The Hollands! – Merrymaking Nomads
December 3, 2013 By Brandon Esparza
Jana from The Hollands kindly offered to do an interview with me! They travel the world singing and bringing joy to people everywhere. Enjoy it and let us know what you think!
What inspired to you to hit the road and do full time RVing…or I guess “Busing” in your case!
At the end of 2010 we, The Hollands! (Americana Folk Band and family) recognized a huge disconnect in our marriage, family, spirituality, global footprint and finances. Typical to most middle American families, we were working full time, pursuing our musical passion, school committee’s, organizing neighborhood gatherings and with what energy we had left, dreaming about a slower more deliberate pace. A pace that included deeper connectivity, reconciliation and purpose. Thus began the process to align all of those areas in our lives.
We started by casting a dream/vision for a life that was simpler, less fragmented and community driven. We released our possessions, bought a bus and began a journey converting it into a home on wheels, learning to home school, connecting with communities across the US and Australia and making music.
How has this decision affected your life? Your Family? Your lifestyle? Your values?
A paradigm shift has taken place in our ideology about most things in our life, especially “wants” verses “needs.” The effect has been more than noticeable. Downsizing from 2000 sq ft home to 300 sq ft bus has been quite the process. I would say especially for our children, ages 17 and 12. (girl and a boy) They share a 7 x 71/2 bunk room and each have 4 drawers and shared closet. We left in a bus that was unfinished and have been building it on the road. The first year we had no plumbing, but somehow found plenty of toilets to use. I will say, however, that when the plumbing was finally installed we celebrated.

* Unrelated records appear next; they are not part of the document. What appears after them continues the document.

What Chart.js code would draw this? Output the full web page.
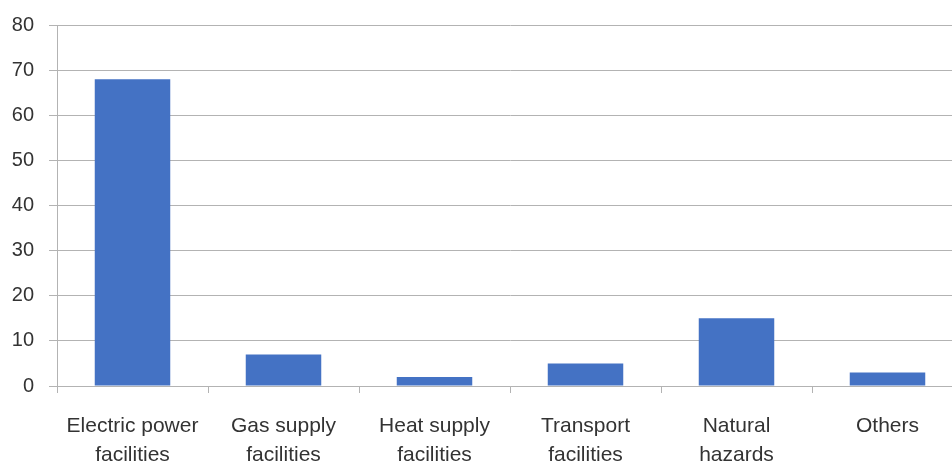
<!DOCTYPE html>
<html>
<head>
<meta charset="utf-8">
<script src="https://cdn.jsdelivr.net/npm/chart.js@4/dist/chart.umd.min.js"></script>
<style>
  html, body { margin: 0; padding: 0; background: #fff; overflow: hidden; }
  #wrap { width: 970px; height: 466px; }
</style>
</head>
<body>
<div id="wrap"><canvas id="myChart" width="970" height="466"></canvas></div>
<script>
const categories = [
  ["Electric power", "facilities"],
  ["Gas supply", "facilities"],
  ["Heat supply", "facilities"],
  ["Transport", "facilities"],
  ["Natural", "hazards"],
  "Others"
];
const values = [68, 7, 2, 5, 15, 3];
const yTicks = [0, 10, 20, 30, 40, 50, 60, 70, 80];

const gridColor = "#b3b3b3";
const textColor = "#333333";
const family = "'Liberation Sans', Arial, sans-serif";

const data = {
  labels: categories,
  datasets: [
    {
      data: values,
      backgroundColor: "#4472C4",
      borderWidth: 0,
      barPercentage: 0.5,
      categoryPercentage: 1,
    },
  ],
};

const config = {
  type: "bar",
  data: data,
  options: {
    responsive: false,
    animation: false,
    devicePixelRatio: 1,
    layout: { padding: { top: 25, right: 7, left: 0, bottom: 0 } },
    plugins: { legend: { display: false }, tooltip: { enabled: false } },
    scales: {
      x: {
        offset: true,
        grid: {
          display: true,
          offset: true,
          drawOnChartArea: false,
          drawTicks: true,
          tickLength: 7,
          color: gridColor,
        },
        border: { display: true, color: gridColor, width: 1 },
        ticks: {
          color: textColor,
          font: { family: family, size: 21, lineHeight: 1.38 },
          padding: 19,
          maxRotation: 0,
          autoSkip: false,
        },
        afterFit: (scale) => { scale.height = 80; scale.paddingLeft = 0; scale.paddingRight = 0; },
      },
      y: {
        min: 0,
        max: 80,
        afterBuildTicks: (scale) => { scale.ticks = yTicks.map(v => ({ value: v })); },
        grid: { color: gridColor, tickLength: 8, lineWidth: 1 },
        border: { display: true, color: gridColor, width: 1 },
        ticks: { color: textColor, font: { family: family, size: 20 }, padding: 15 },
        afterFit: (scale) => { scale.width = 57; scale.paddingTop = 0; scale.paddingBottom = 0; },
      },
    },
  },
};

const myChart = new Chart(document.getElementById("myChart"), config);
</script>
</body>
</html>
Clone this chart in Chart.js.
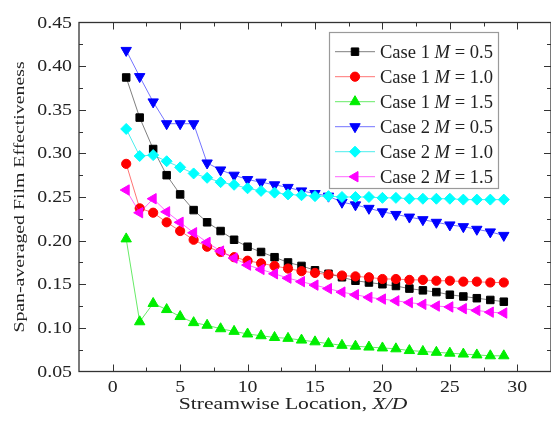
<!DOCTYPE html>
<html>
<head>
<meta charset="utf-8">
<script src="https://cdn.jsdelivr.net/npm/chart.js@4.4.0/dist/chart.umd.min.js"></script>
<style>
  html, body { margin: 0; padding: 0; background: #fff; }
  #wrap { width: 551px; height: 421px; position: relative; }
</style>
</head>
<body>
<div id="wrap"><canvas id="effChart"></canvas></div>
<script>
// Streamwise positions X/D
const xPos = [1, 2, 3, 4, 5, 6, 7, 8, 9, 10, 11, 12, 13, 14, 15, 16, 17, 18, 19, 20, 21, 22, 23, 24, 25, 26, 27, 28, 29];
const xTicks = [0, 5, 10, 15, 20, 25, 30];
const yTicks = [0.05, 0.10, 0.15, 0.20, 0.25, 0.30, 0.35, 0.40, 0.45];

// span-averaged film effectiveness
const case1M05 = [0.387, 0.341, 0.305, 0.275, 0.253, 0.235, 0.221, 0.211, 0.201, 0.193, 0.187, 0.181, 0.175, 0.171, 0.166, 0.162, 0.158, 0.154, 0.152, 0.150, 0.148, 0.145, 0.143, 0.141, 0.138, 0.136, 0.134, 0.132, 0.130];
const case1M10 = [0.288, 0.237, 0.232, 0.221, 0.211, 0.201, 0.193, 0.187, 0.181, 0.177, 0.174, 0.171, 0.168, 0.165, 0.163, 0.161, 0.160, 0.159, 0.158, 0.156, 0.156, 0.155, 0.155, 0.154, 0.154, 0.153, 0.153, 0.152, 0.152];
const case1M15 = [0.202, 0.107, 0.128, 0.121, 0.113, 0.106, 0.103, 0.099, 0.096, 0.093, 0.091, 0.089, 0.088, 0.086, 0.084, 0.082, 0.080, 0.079, 0.078, 0.077, 0.076, 0.074, 0.073, 0.072, 0.071, 0.070, 0.069, 0.068, 0.068];
const case2M05 = [0.418, 0.388, 0.359, 0.334, 0.334, 0.334, 0.289, 0.281, 0.275, 0.270, 0.267, 0.264, 0.261, 0.257, 0.254, 0.251, 0.244, 0.241, 0.237, 0.233, 0.230, 0.227, 0.224, 0.221, 0.218, 0.216, 0.213, 0.210, 0.206];
const case2M10 = [0.328, 0.297, 0.298, 0.291, 0.284, 0.277, 0.272, 0.267, 0.264, 0.260, 0.257, 0.255, 0.253, 0.252, 0.251, 0.251, 0.250, 0.250, 0.250, 0.249, 0.249, 0.248, 0.248, 0.248, 0.248, 0.247, 0.247, 0.247, 0.247];
const case2M15 = [0.258, 0.232, 0.248, 0.233, 0.221, 0.209, 0.198, 0.188, 0.180, 0.172, 0.167, 0.162, 0.157, 0.153, 0.149, 0.145, 0.141, 0.138, 0.135, 0.133, 0.131, 0.129, 0.127, 0.125, 0.124, 0.122, 0.120, 0.118, 0.117];

const caseNames = ['Case 1', 'Case 1', 'Case 1', 'Case 2', 'Case 2', 'Case 2'];
const blowingRatios = ['0.5', '1.0', '1.5', '0.5', '1.0', '1.5'];

const FONT = '"Liberation Serif", "Times New Roman", serif';

// draws text made of plain/italic pieces, stretched sideways by sx
function drawParts(ctx, parts, x, y, size, sx, align) {
    let total = 0;
    parts.forEach(p => {
        ctx.font = (p.it ? 'italic ' : '') + size + 'px ' + FONT;
        p.w = ctx.measureText(p.t).width;
        total += p.w;
    });
    ctx.save();
    ctx.translate(x, y);
    ctx.scale(sx, 1);
    let cx = align === 'center' ? -total / 2 : (align === 'right' ? -total : 0);
    ctx.textAlign = 'left';
    ctx.textBaseline = 'alphabetic';
    parts.forEach(p => {
        ctx.font = (p.it ? 'italic ' : '') + size + 'px ' + FONT;
        ctx.fillText(p.t, cx, 0);
        cx += p.w;
    });
    ctx.restore();
}

function mkSet(i, data, color, lineColor, style, radius, rotation) {
    return {
        label: caseNames[i] + ' M = ' + blowingRatios[i],
        data: data.map((v, k) => ({ x: xPos[k], y: v })),
        borderColor: lineColor,
        backgroundColor: color,
        pointBackgroundColor: color,
        pointBorderColor: color,
        pointBorderWidth: 1,
        pointStyle: style,
        pointRadius: radius,
        pointRotation: rotation,
        borderWidth: 1,
        order: 6 - i
    };
}

const datasets = [
    mkSet(0, case1M05, '#000000', 'rgba(0,0,0,0.5)', 'rect', 5.3, 0),
    mkSet(1, case1M10, '#ff0000', 'rgba(255,0,0,0.55)', 'circle', 4.6, 0),
    mkSet(2, case1M15, '#00ee00', 'rgba(0,220,0,0.6)', 'triangle', 6, 0),
    mkSet(3, case2M05, '#0000ff', 'rgba(0,0,255,0.55)', 'triangle', 6, 180),
    mkSet(4, case2M10, '#00ffff', 'rgba(0,230,230,0.7)', 'rectRot', 5.5, 0),
    mkSet(5, case2M15, '#ff00ff', 'rgba(255,0,255,0.6)', 'triangle', 6, 270)
];

// box frame with inward ticks, tick labels, titles and legend
const framePlugin = {
    id: 'frame',
    afterDraw(chart) {
        const ctx = chart.ctx;
        const a = chart.chartArea;
        const xs = chart.scales.x;
        const ys = chart.scales.y;
        ctx.save();

        ctx.strokeStyle = '#333';
        ctx.lineWidth = 1.3;
        ctx.strokeRect(a.left, a.top, a.right - a.left, a.bottom - a.top);

        const xMinor = [];
        for (let i = 0; i < xTicks.length - 1; i++) xMinor.push((xTicks[i] + xTicks[i + 1]) / 2);
        const yMinor = [];
        for (let i = 0; i < yTicks.length - 1; i++) yMinor.push((yTicks[i] + yTicks[i + 1]) / 2);

        ctx.lineWidth = 1;
        ctx.beginPath();
        const vTick = (v, len) => {
            const px = Math.round(xs.getPixelForValue(v)) + 0.5;
            ctx.moveTo(px, a.bottom); ctx.lineTo(px, a.bottom - len);
            ctx.moveTo(px, a.top); ctx.lineTo(px, a.top + len);
        };
        const hTick = (v, len) => {
            const py = Math.round(ys.getPixelForValue(v)) + 0.5;
            ctx.moveTo(a.left, py); ctx.lineTo(a.left + len, py);
            ctx.moveTo(a.right, py); ctx.lineTo(a.right - len, py);
        };
        xTicks.forEach(v => vTick(v, 7));
        xMinor.forEach(v => vTick(v, 4));
        yTicks.slice(1, -1).forEach(v => hTick(v, 7));
        yMinor.forEach(v => hTick(v, 4));
        ctx.stroke();

        // tick labels
        ctx.fillStyle = '#222';
        yTicks.forEach(v => {
            drawParts(ctx, [{ t: v.toFixed(2) }], a.left - 7, ys.getPixelForValue(v) + 5, 16, 1.24, 'right');
        });
        xTicks.forEach(v => {
            drawParts(ctx, [{ t: String(v) }], xs.getPixelForValue(v), 392, 16, 1.24, 'center');
        });

        // axis titles
        drawParts(ctx, [{ t: 'Streamwise Location, ' }, { t: 'X/D', it: true }], 293, 409, 17, 1.27, 'center');
        ctx.save();
        ctx.translate(23.5, (a.top + a.bottom) / 2);
        ctx.rotate(-Math.PI / 2);
        drawParts(ctx, [{ t: 'Span-averaged Film Effectiveness' }], 0, 0, 15, 1.32, 'center');
        ctx.restore();

        // legend
        ctx.fillStyle = '#fff';
        ctx.fillRect(329.5, 32.5, 169, 156);
        ctx.strokeStyle = '#9a9a9a';
        ctx.lineWidth = 1.2;
        ctx.strokeRect(329.5, 32.5, 169, 156);
        chart.data.datasets.forEach((ds, i) => {
            const ry = 51.7 + 25 * i;
            ctx.strokeStyle = ds.borderColor;
            ctx.lineWidth = 1;
            ctx.beginPath();
            ctx.moveTo(335, ry); ctx.lineTo(375, ry);
            ctx.stroke();
            ctx.fillStyle = ds.pointBackgroundColor;
            ctx.strokeStyle = ds.pointBorderColor;
            Chart.helpers.drawPoint(ctx, {
                pointStyle: ds.pointStyle,
                radius: ds.pointRadius,
                rotation: ds.pointRotation,
                borderWidth: 1
            }, 355, ry);
            ctx.fillStyle = '#222';
            drawParts(ctx, [
                { t: caseNames[i] + ' ' },
                { t: 'M', it: true },
                { t: ' = ' + blowingRatios[i] }
            ], 380, ry + 6, 18, 1.03, 'left');
        });

        ctx.restore();
    }
};

new Chart(document.getElementById('effChart'), {
    type: 'line',
    data: { datasets: datasets },
    options: {
        responsive: true,
        maintainAspectRatio: false,
        animation: false,
        layout: { autoPadding: false, padding: { top: 22.5, right: -1.5, left: 0, bottom: 0 } },
        plugins: { legend: { display: false }, tooltip: { enabled: false } },
        scales: {
            x: {
                type: 'linear',
                min: -2.5,
                max: 32.5,
                grid: { display: false },
                border: { display: false },
                ticks: { display: false },
                afterBuildTicks: s => { s.ticks = xTicks.map(v => ({ value: v })); },
                afterFit: s => { s.height = 49.5; }
            },
            y: {
                min: 0.05,
                max: 0.45,
                grid: { display: false },
                border: { display: false },
                ticks: { display: false },
                afterBuildTicks: s => { s.ticks = yTicks.map(v => ({ value: v })); },
                afterFit: s => { s.width = 79; }
            }
        }
    },
    plugins: [framePlugin]
});
</script>
</body>
</html>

Through this process our family has grown tremendously closer. We live in a small space and the four of us are together 24/7 so it’s obvious when the harmony is off. We respect each others space and process but the commitment to finding that harmony again moves much quicker than when we used to live in a large home, all going our different directions.
We’ve also found a deeper connection with our music, performing over 90 shows a year, writing new material, and having other musicians travel/tour with us. It’s proving to be a very good education for us all.
I’m not sure our pace is much slower than our former lifestyle, but it is much more purposeful. Over the past two years we have traveled to 32 states and all but a handful of nights were spent parked with “host” families. We’ve connected with most, if not all of the ‘host” families through our social media networks or from referrals from friends. Those times when we did not find a host family or needed time to ourselves we stayed at State Parks or RV Parks.
Our greatest joy on this journey has been being invited into the lives of so many families, to share in community and see all sorts of different ways to do life, from carnivores to vegans, Republicans, Democrats, Anarchists and everything in-between, a plethora of religious ideals to those who claim no faith. We’ve had the opportunity to try all sorts of foods, music, sports, outdoors activities, etc… We’ve been invited to share sacred space, learn new customs and rituals, and have heard stories of trials, pain, betrayal, hope, joy and faith.
What does a normal day look like for you?
It looks different every single day. There is no normal.
What advice would you give to the beginner full time traveler or RVer?
If you are a family, the most important thing we could advise is to move forward with purpose. Discuss as a family what your hope is in traveling, are you looking for the crux to be educational, service, rest, exploration, tourist, or a combination of those. Revisit that conversation regularly. Dialog about your strengths and weakness as individuals and as a family whole, decide to use those strengths for the greater good, lift each other up in your weakness and be open to the entering the unknown. Be open to moving upstream.